Nach der oben angegebenen Gliederung prüft man erst das Angebot, dann die Annahme und jeweils auch Wirksamkeit und Widerruf aber auch in dieser Reihenfolge. Rein logisch betrachtet ergibt das Ganze auch viel mehr Sinn. Das Angebot kann z. B. nicht wirksam sein, weil der Antragende geschäftsunfähig ist und damit nicht wirksam Willenserklärungen abgeben kann. Oder der Antragende hat den Antrag vor Zugang beim Vertragspartner widerrufen, damit ist die Willenserklärung nichtig und ein Vertrag kommt nicht zustande.
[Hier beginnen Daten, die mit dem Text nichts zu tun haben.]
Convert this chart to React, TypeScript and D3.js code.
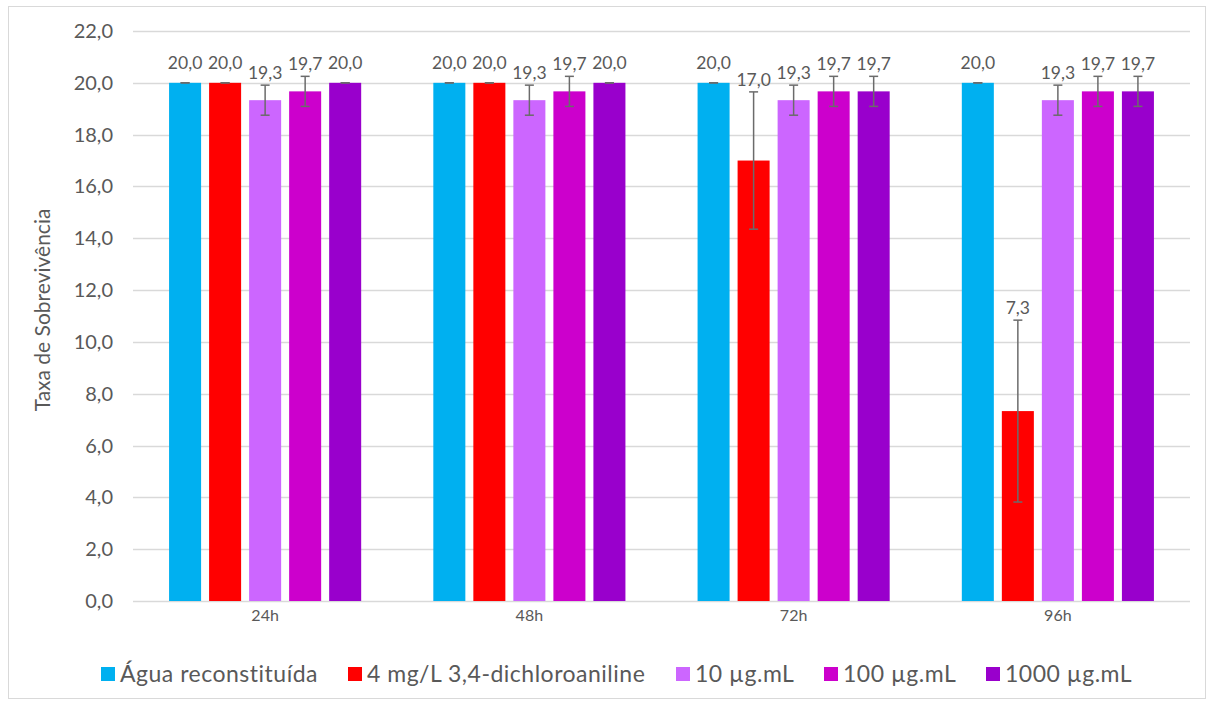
import React from "react";
import * as d3 from "d3";

const categories = ["24h", "48h", "72h", "96h"];
const seriesNames = [
  "Água reconstituída",
  "4 mg/L 3,4-dichloroaniline",
  "10 µg.mL",
  "100 µg.mL",
  "1000 µg.mL",
];
const seriesColors = ["#00B0F0", "#FF0000", "#CC66FF", "#CC00CC", "#9900CC"];
// values per series, per category
const aguaValues = [20.0, 20.0, 20.0, 20.0];
const dcaValues = [20.0, 20.0, 17.0, 7.33];
const c10Values = [19.33, 19.33, 19.33, 19.33];
const c100Values = [19.67, 19.67, 19.67, 19.67];
const c1000Values = [20.0, 20.0, 19.67, 19.67];
const aguaErr = [0, 0, 0, 0];
const dcaErr = [0, 0, 2.65, 3.51];
const c10Err = [0.58, 0.58, 0.58, 0.58];
const c100Err = [0.58, 0.58, 0.58, 0.58];
const c1000Err = [0, 0, 0.58, 0.58];
const yTicks = [0, 2, 4, 6, 8, 10, 12, 14, 16, 18, 20, 22];

const allValues = [aguaValues, dcaValues, c10Values, c100Values, c1000Values];
const allErrs = [aguaErr, dcaErr, c10Err, c100Err, c1000Err];

const W = 1214;
const H = 704;
const plotLeft = 133;
const plotRight = 1190;
const plotTop = 31;
const plotBottom = 601;
const FONT = "Lato, 'Liberation Sans', sans-serif";
const TEXT = "#595959";

const fmt = (v: number) => v.toFixed(1).replace(".", ",");

export default function App() {
  const y = d3.scaleLinear().domain([0, 22]).range([plotBottom, plotTop]);
  const x0 = d3
    .scaleBand<string>()
    .domain(categories)
    .range([plotLeft, plotRight])
    .paddingInner(0.273)
    .paddingOuter(0.1365);
  const x1 = d3
    .scaleBand<string>()
    .domain(seriesNames)
    .range([0, x0.bandwidth()])
    .paddingInner(0.2);

  const legendX = [101, 348, 676, 824, 986];

  return (
    <svg
      width={W}
      height={H}
      style={{ position: "absolute", left: 0, top: 0, background: "#fff" }}
      fontFamily={FONT}
    >
      <rect x={8.5} y={6.5} width={1197} height={692} fill="#fff" stroke="#D9D9D9" />
      {yTicks.map((t) => (
        <g key={t}>
          <line
            x1={plotLeft}
            x2={plotRight}
            y1={Math.round(y(t)) + 0.5}
            y2={Math.round(y(t)) + 0.5}
            stroke="#D9D9D9"
            strokeWidth={1.3}
          />
          <text
            x={113}
            y={y(t)}
            dy="0.35em"
            textAnchor="end"
            fontSize={20}
            fill={TEXT}
          >
            {fmt(t)}
          </text>
        </g>
      ))}
      <text
        transform={`translate(50, ${(plotTop + plotBottom) / 2 - 6}) rotate(-90)`}
        textAnchor="middle"
        fontSize={21}
        fill={TEXT}
      >
        Taxa de Sobrevivência
      </text>
      {categories.map((c, ci) => (
        <g key={c} transform={`translate(${x0(c)},0)`}>
          {seriesNames.map((s, si) => {
            const v = allValues[si][ci];
            const e = allErrs[si][ci];
            const bx = x1(s)!;
            const bw = x1.bandwidth();
            const cx = bx + bw / 2;
            const top = y(v + e);
            const bot = y(v - e);
            const labelY = Math.min(y(v + e) - 6, y(v) - 14);
            return (
              <g key={s}>
                <rect x={bx} y={y(v)} width={bw} height={plotBottom - y(v)} fill={seriesColors[si]} />
                <line x1={cx} x2={cx} y1={top} y2={bot} stroke="#6b6b6b" strokeWidth={1.5} />
                <line x1={cx - 4.5} x2={cx + 4.5} y1={top} y2={top} stroke="#6b6b6b" strokeWidth={1.5} />
                <line x1={cx - 4.5} x2={cx + 4.5} y1={bot} y2={bot} stroke="#6b6b6b" strokeWidth={1.5} />
                <text x={cx} y={labelY} textAnchor="middle" fontSize={17.5} fill={TEXT}>
                  {fmt(v)}
                </text>
              </g>
            );
          })}
          <text
            x={x0.bandwidth() / 2}
            y={621}
            textAnchor="middle"
            fontSize={16}
            fill={TEXT}
          >
            {c}
          </text>
        </g>
      ))}
      {seriesNames.map((s, si) => (
        <g key={s} transform={`translate(${legendX[si]},0)`}>
          <rect x={0} y={667} width={14} height={14} fill={seriesColors[si]} />
          <text x={19} y={682} fontSize={23} letterSpacing={0.5} fill={TEXT}>
            {s}
          </text>
        </g>
      ))}
    </svg>
  );
}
Oder anderes Beispiel: Invitatio ad offerendum: Man prüft, ob die Aussage des X als Antrag zu werten ist, indem man prüft, ob es sich hierbei um eine Willenserklärung handelt. Bei der invitatio ad offerendum liegt aber kein Rechtsbindungswille vor. Dann prüft man nicht noch den Geschäftswillen oder gar den Widerruf, wenn das Ergebnis eindeutig und unstreitig ist. Die Aussage des X kann daher nicht als Antrag gesehen werden, aber ggf. als Annahme. Und so prüft man so weit, bis man ein Ergebnis für den jeweiligen Oberpunkt erreicht hat. Liegt XY nicht vor, braucht man auch nicht zu prüfen, ob YZ vorliegt, weil z. B. schon kein Vertrag vorliegen kann, weil XY nicht vorliegt.

Ich hoffe, das war verständlich und nachvollziehbar. O. g. Schema (vertragliche Ansprüche) kann verwendet werden, ist aber ggf. nicht vollständig.